If my fairy godmother were to appear before me and offer me a return ticket to USA, I would politely thank her for her generosity and decline to accept it. Not because I’m one of those travel weary globe trotters wanting a peaceful retired life-not at all.
In fact, I’m one of the very few who don’t like going broad. My aversion to a US trip is born out of mine and others experience. Let me tell you what happened to my cousin Indu.Indu was fascinated by America ever since our uncle brought us some Wrigley’s from there. A country which can make a chewing gum like that has to be great was Indu’s argument. Her sole ambition was to set foot on the Wrigley land. She was even prepared to marry a dhobhi from America to get there. I did not have the heart to ask her id there were dhobhis in America and why would he come to India to seek a bride.
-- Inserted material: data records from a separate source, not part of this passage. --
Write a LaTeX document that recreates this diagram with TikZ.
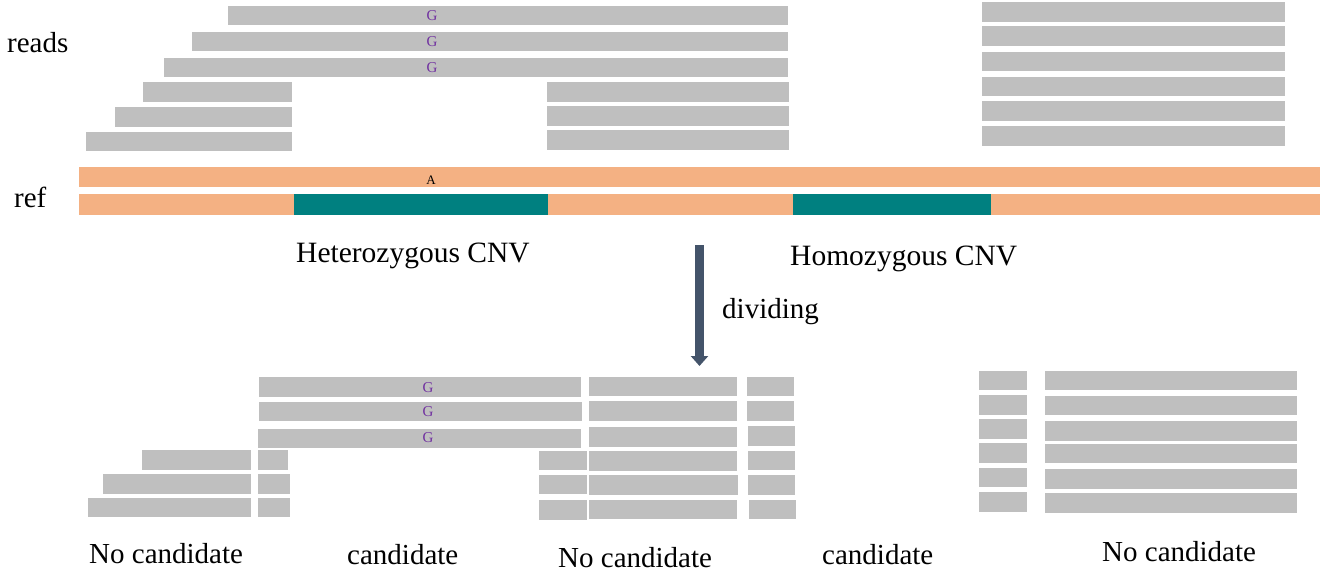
\documentclass[tikz,border=0pt]{standalone}
\usepackage{fontspec}
\setmainfont{Liberation Serif}
\usetikzlibrary{arrows.meta}
\definecolor{readc}{HTML}{BFBFBF}
\definecolor{refc}{HTML}{F4B183}
\definecolor{cnvc}{HTML}{008080}
\definecolor{arrc}{HTML}{44546A}
\definecolor{snpc}{HTML}{7030A0}
\newcommand\myread[4]{\fill[readc] (#1,#2) rectangle (#3,#4);}
\tikzset{
  lbl/.style={inner sep=0pt, anchor=base west, font=\fontsize{29}{34}\selectfont, text=black},
  cnvlbl/.style={inner sep=0pt, anchor=base west, font=\fontsize{29.5}{34}\selectfont, text=black},
  snp/.style={inner sep=0pt, font=\fontsize{15}{18}\selectfont, text=snpc},
  base/.style={inner sep=0pt, font=\fontsize{13}{15}\selectfont, text=black},
  divarrow/.style={line width=9pt, draw=arrc, -{Triangle[width=17pt,length=10pt]}}
}
\begin{document}
\begin{tikzpicture}[x=1pt,y=-1pt]
\useasboundingbox (0,0) rectangle (1343,575);
% ---------- top reads, left region ----------
\myread{228}{6}{788}{25}
\myread{192}{32}{788}{51}
\myread{164}{58}{788}{77}
\myread{143}{82}{292}{102}
\myread{115}{107}{292}{127}
\myread{86}{132}{292}{151}
\myread{547}{82}{789}{102}
\myread{547}{106}{789}{126}
\myread{547}{130}{789}{150}
\node[snp] (g1) at (432,16) {G};
\node[snp] (g2) at (432,42) {G};
\node[snp] (g3) at (432,68) {G};
% ---------- top reads, right region ----------
\myread{982}{2}{1285}{22}
\myread{982}{26}{1285}{46}
\myread{982}{52}{1285}{71}
\myread{982}{77}{1285}{96}
\myread{982}{101}{1285}{121}
\myread{982}{126}{1285}{146}
% ---------- reference ----------
\fill[refc] (79,167) rectangle (1320,187);
\fill[refc] (79,194) rectangle (1320,215);
\fill[cnvc] (294,194) rectangle (548,215);
\fill[cnvc] (793,194) rectangle (991,215);
\node[base] (refA) at (431,180) {A};
% ---------- labels ----------
\node[lbl] (reads) at (7,53) {reads};
\node[lbl] (ref) at (14,207) {ref};
\node[cnvlbl] (het) at (296,262) {Heterozygous CNV};
\node[cnvlbl] (hom) at (790,265) {Homozygous CNV};
\node[lbl] (div) at (722,318) {dividing};
% ---------- arrow ----------
\coordinate (atop) at (699.5,245);
\coordinate (abot) at (699.5,366);
\draw[divarrow] (atop) -- (abot);
% ---------- bottom reads ----------
\myread{259}{377}{581}{397}
\myread{259}{402}{582}{421}
\myread{258}{429}{581}{448}
\node[snp] (g4) at (428,388) {G};
\node[snp] (g5) at (428,412) {G};
\node[snp] (g6) at (428,438) {G};
\myread{142}{450}{251}{470}
\myread{103}{474}{251}{494}
\myread{88}{498}{251}{517}
\myread{258}{450}{288}{470}
\myread{258}{474}{290}{494}
\myread{258}{498}{290}{517}
\myread{539}{451}{587}{470}
\myread{539}{475}{587}{494}
\myread{539}{500}{587}{520}
\myread{589}{377}{737}{396}
\myread{589}{401}{737}{421}
\myread{589}{427}{737}{447}
\myread{589}{451}{737}{471}
\myread{589}{475}{738}{495}
\myread{589}{500}{737}{519}
\myread{747}{377}{794}{396}
\myread{747}{401}{794}{421}
\myread{748}{426}{795}{446}
\myread{748}{451}{795}{470}
\myread{748}{475}{795}{495}
\myread{749}{500}{796}{519}
\myread{979}{371}{1027}{390}
\myread{979}{395}{1027}{415}
\myread{979}{419}{1027}{439}
\myread{979}{443}{1027}{463}
\myread{979}{468}{1027}{487}
\myread{979}{492}{1027}{512}
\myread{1045}{371}{1297}{390}
\myread{1045}{396}{1297}{415}
\myread{1045}{421}{1297}{441}
\myread{1045}{444}{1297}{463}
\myread{1045}{469}{1297}{489}
\myread{1045}{493}{1297}{513}
% ---------- bottom labels ----------
\node[lbl] (nc1) at (89,563) {No candidate};
\node[lbl] (c1) at (347,564) {candidate};
\node[lbl] (nc2) at (558,567) {No candidate};
\node[lbl] (c2) at (822,564) {candidate};
\node[lbl] (nc3) at (1102,561) {No candidate};
\end{tikzpicture}
\end{document}
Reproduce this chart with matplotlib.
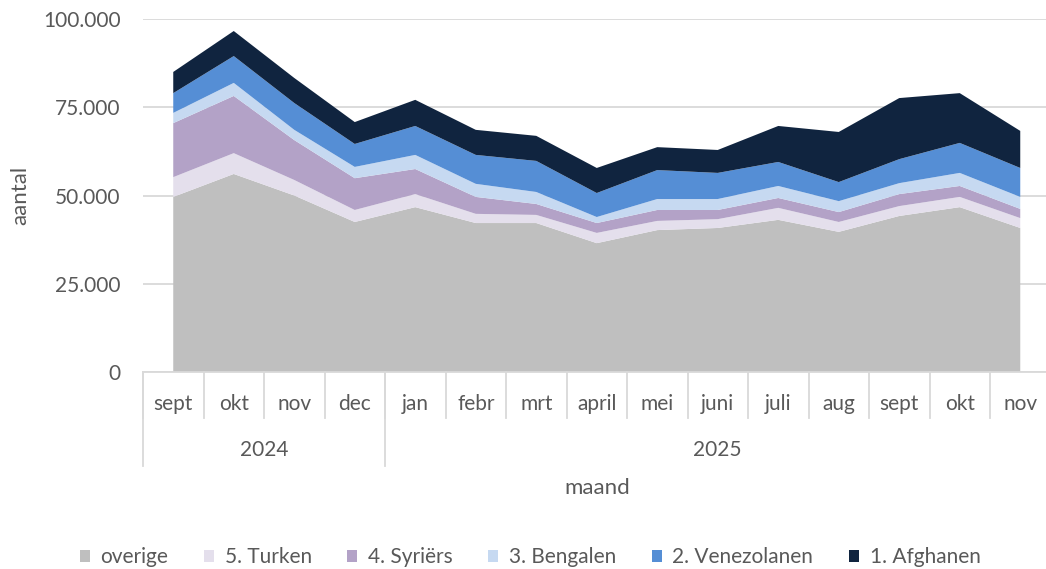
import matplotlib
matplotlib.use('Agg')
import matplotlib.pyplot as plt
from matplotlib.patches import Patch
from matplotlib.ticker import FuncFormatter
import matplotlib.transforms as mtransforms

plt.rcParams['font.family'] = ['Lato', 'DejaVu Sans']

months = ['sept', 'okt', 'nov', 'dec', 'jan', 'febr', 'mrt', 'april',
          'mei', 'juni', 'juli', 'aug', 'sept', 'okt', 'nov']
years = ['2024', '2025']
months_per_year = [4, 11]

# values per group (aantal), stacked from the bottom up
overige = [49600, 56100, 50000, 42500, 46700, 42200, 42200, 36500,
           40200, 40800, 43100, 39700, 44200, 46700, 40800]
turken = [5600, 5900, 4400, 3400, 3700, 2600, 2300, 2900,
          2600, 2500, 3400, 2800, 2800, 2900, 2800]
syriers = [15300, 16200, 11300, 9000, 7100, 4800, 3100, 2800,
           3100, 2600, 2800, 2800, 3400, 3100, 2600]
bengalen = [2900, 3700, 2900, 3200, 4000, 3700, 3400, 1700,
            3100, 3100, 3400, 3100, 3100, 3700, 3400]
venezolanen = [5600, 7600, 7600, 6500, 8200, 8200, 8800, 6800,
               8200, 7400, 6800, 5400, 6800, 8500, 8200]
afghanen = [6000, 7100, 7100, 6200, 7400, 7100, 7100, 7100,
            6500, 6500, 10200, 14200, 17300, 14100, 10500]

series = [overige, turken, syriers, bengalen, venezolanen, afghanen]
labels = ['overige', '5. Turken', '4. Syriërs', '3. Bengalen',
          '2. Venezolanen', '1. Afghanen']
colors = ['#BFBFBF', '#E4DFEC', '#B3A2C7', '#C6D9F1', '#558ED5', '#10243F']

text_color = '#595959'
line_color = '#D9D9D9'
fs = 15

fig = plt.figure(figsize=(10.46, 5.69), dpi=100)
ax = fig.add_axes([143 / 1046, 197 / 569, 907.5 / 1046, 353 / 569])

x = list(range(len(months)))
ax.stackplot(x, *series, colors=colors, labels=labels, lw=0)

ax.set_xlim(-0.5, len(months) - 0.5)
ax.set_ylim(0, 100000)
ax.set_yticks([0, 25000, 50000, 75000, 100000])
ax.yaxis.set_major_formatter(FuncFormatter(lambda v, p: f'{int(v):,}'.replace(',', '.')))
ax.tick_params(axis='y', length=0, pad=16, labelsize=fs, labelcolor=text_color)
ax.set_xticks([])
ax.grid(axis='y', color=line_color, lw=1.3)
ax.set_axisbelow(True)
for s in ['top', 'right', 'left']:
    ax.spines[s].set_visible(False)
ax.spines['bottom'].set_color(line_color)
ax.spines['bottom'].set_linewidth(1.3)

# two-level category axis
trans = mtransforms.blended_transform_factory(ax.transData, ax.transAxes)
for i, m in enumerate(months):
    ax.text(i, -32 / 353, m, transform=trans, ha='center', va='center',
            fontsize=fs, color=text_color)
for i in range(len(months) + 1):
    ax.plot([i - 0.5, i - 0.5], [0, -46 / 353], transform=trans,
            color=line_color, lw=1.3, clip_on=False)
start = 0
for yr, n in zip(years, months_per_year):
    ax.plot([start - 0.5, start - 0.5], [0, -94 / 353], transform=trans,
            color=line_color, lw=1.3, clip_on=False)
    ax.text(start + (n - 1) / 2, -78 / 353, yr, transform=trans, ha='center',
            va='center', fontsize=fs, color=text_color)
    start += n

fig.text(20 / 1046, 1 - 195 / 569, 'aantal', rotation=90, ha='center',
         va='center', fontsize=fs + 1, color=text_color)
fig.text(597 / 1046, 1 - 488 / 569, 'maand', ha='center', va='center',
         fontsize=fs + 1, color=text_color)

handles = [Patch(facecolor=c, edgecolor='none') for c in colors]
fig.legend(handles, labels, loc='center', bbox_to_anchor=(530 / 1046, 1 - 557 / 569),
           ncol=6, frameon=False, fontsize=fs, labelcolor=text_color,
           handlelength=0.5, handleheight=0.5, handletextpad=0.5,
           columnspacing=1.7)

fig.savefig('out.png', dpi=100)
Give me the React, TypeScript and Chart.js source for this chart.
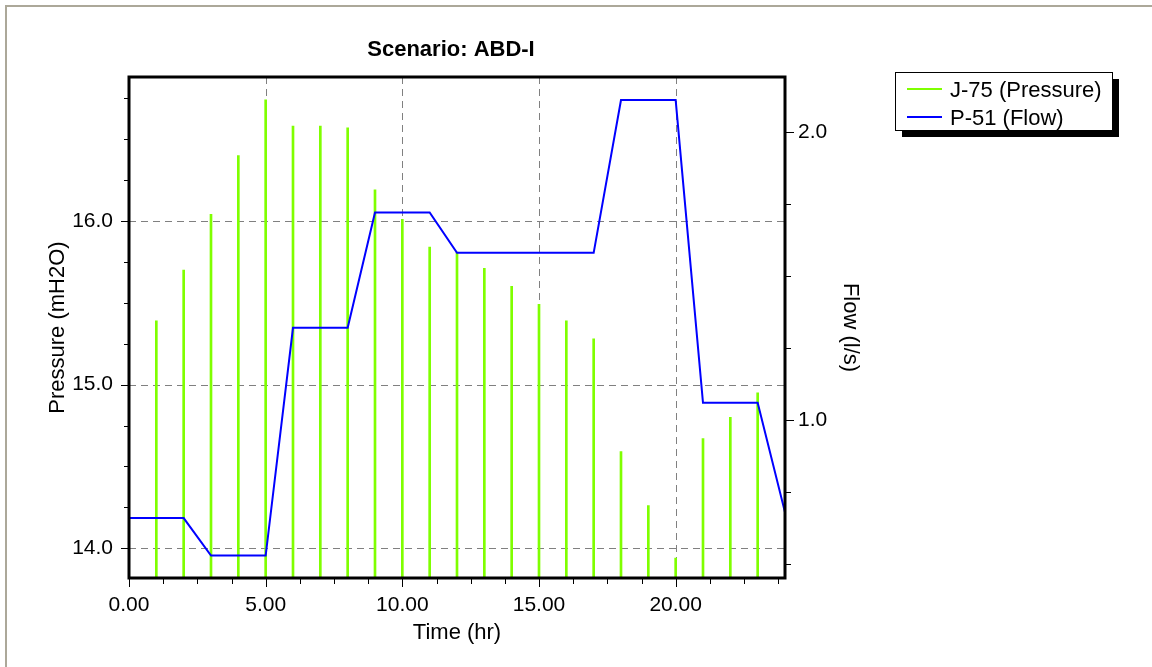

Anyway, Indu’s dream came true, except that she had to settle for an engineer instead. The engineer jetted back to USA and Indu started getting ready to join him. But she hadn’t bargained for the jostling crowds at the passport office and the gruelling questions at the consulate. It took six months for both countries to decide she was an innocuous person with a respectable earning man, prepared to call her his wife, before giving her the green signal. But there was more to come. Her husband’s ‘maasi’ wanted her to carry a kilo of dried green chillies stuffed with curd and masala, for her son in Louisiana; her husband’s jethani handed over a packet of ‘Bakharwadi’ for her brother in New Jersey; her mother-in-law’s ‘nanand’ dumped a two kilo gunny bag of Kashmiri Rajma to be passed on to her childhood friend in Denver; Mrs.Iyer, the next door neighbour for three decades, begged her to take some ‘sambhar’ powder, a packet of instant ‘idli’ mix and a few papads for her granddaughter in Buffalo; Mrs Shetty couldn’t be refused .After all , she had changed Indu’s nappies so often-she only wanted to send a small packet of ‘Shikkai’ powder for her daughter in Washington as she hated shampoos.
By the time Indu got all these packed, her suitcase smelt like a looted department store. With a philosophical air, she accepted this. You can’t go to Heaven without doing a couple of good deeds, was her argument. Then came the time for her departure. At the Bangalore airport, the security check was particularly rigid and they opened up the carefully packed ‘bakharwadi’ and stuffed chilli packets. The poor girl stoically bore the inspection.
At the International airport in Bombay, the handle of her suitcase snapped and she found a gaping hole in her bag from where some nimble fingered guy had filched the hundred bucks meant for airport tax. The flight being at such an unearthly hour, her friends and relatives .wished her bon voyage on the telephone before she left home. When she reached Kennedy airport, I believe, she fell into her husband’s arms and wept, vowing never to travel to USA. It took him quite a time to convince her that she had arrived!
My aunt just called to ask me if I know anyone going to USA so that she can send some mango pickles to Indu. .Even if they are all available in Indian Stores, nothing like goodies from mera Bharat mahan!!